February 4, 2026
Cascades hit the fan
No More Hidden Changes: How MySQL 9.6 Transforms Foreign Key Management
Every change now shows up in logs — fans cheer, skeptics say ‘just use MariaDB’
TLDR: MySQL 9.6 moves hidden foreign key actions into the main engine so every change is logged and replicates reliably. The community loves the fix but splits over trust: some cheer the cleaner data trail, others blast Oracle’s docs and point to GitHub silence while saying “just use MariaDB.”
MySQL just pulled a classic plot twist: in version 9.6, those “invisible” chain reactions when you delete or update rows (called foreign key cascades) are no longer happening in the basement. They’re now enforced by the main SQL engine so every change is logged, auditable, and replicates cleanly. Translation: fewer “ghost edits,” fewer headaches for backups, analytics, and Change Data Capture (CDC — tools that track every change).
Cue the crowd. The ops folks are hyped: one user says this finally fixes their clunky attempt to sync MySQL to DuckDB without a giant CDC setup. Veterans like sc68cal are on board, calling it a solid move and hoping other MySQL forks pick it up. But the drama? Oh, it’s Oracle-flavored. exabrial points to “0 commits in 2026” on GitHub and claims people are eyeing MariaDB or Postgres instead, while another commenter deadpans, “yeah but it’s Oracle. You want MariaDB now.” Others slam the thin documentation, saying two weeks after release the new setting is barely explained — not a great look for a big change.
MySQL insists performance is basically unchanged and behavior stays the same, which calms some nerves. But the mood is split: teams who live and die by clean logs are cheering, and the open‑source crowd is side‑eyeing Oracle’s stewardship. The meme of the day: “The binlog won’t ghost you anymore,” but some still ask, “Do we trust the landlord or start house‑hunting” link.
Key Points
- •MySQL 9.6 moves foreign key checks and cascades from InnoDB to the SQL engine.
- •Previously, cascaded child-row changes were invisible to the SQL layer and missing from binary logs under RBR.

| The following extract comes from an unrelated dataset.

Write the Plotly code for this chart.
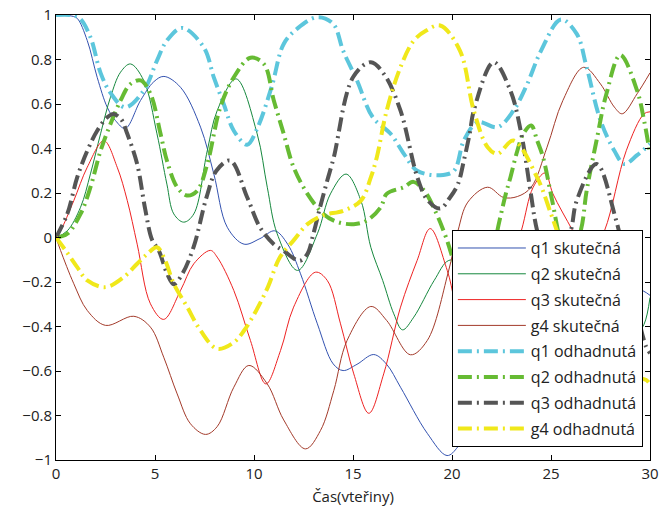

- •The new approach makes all foreign key operations fully visible, auditable, and logged, improving replication and analytics.
- •Benchmarks show no observable performance regression; throughput and latency remain nearly identical to the InnoDB approach.
- •Implementation preserves InnoDB semantics for full backward compatibility; other engines continue their own enforcement.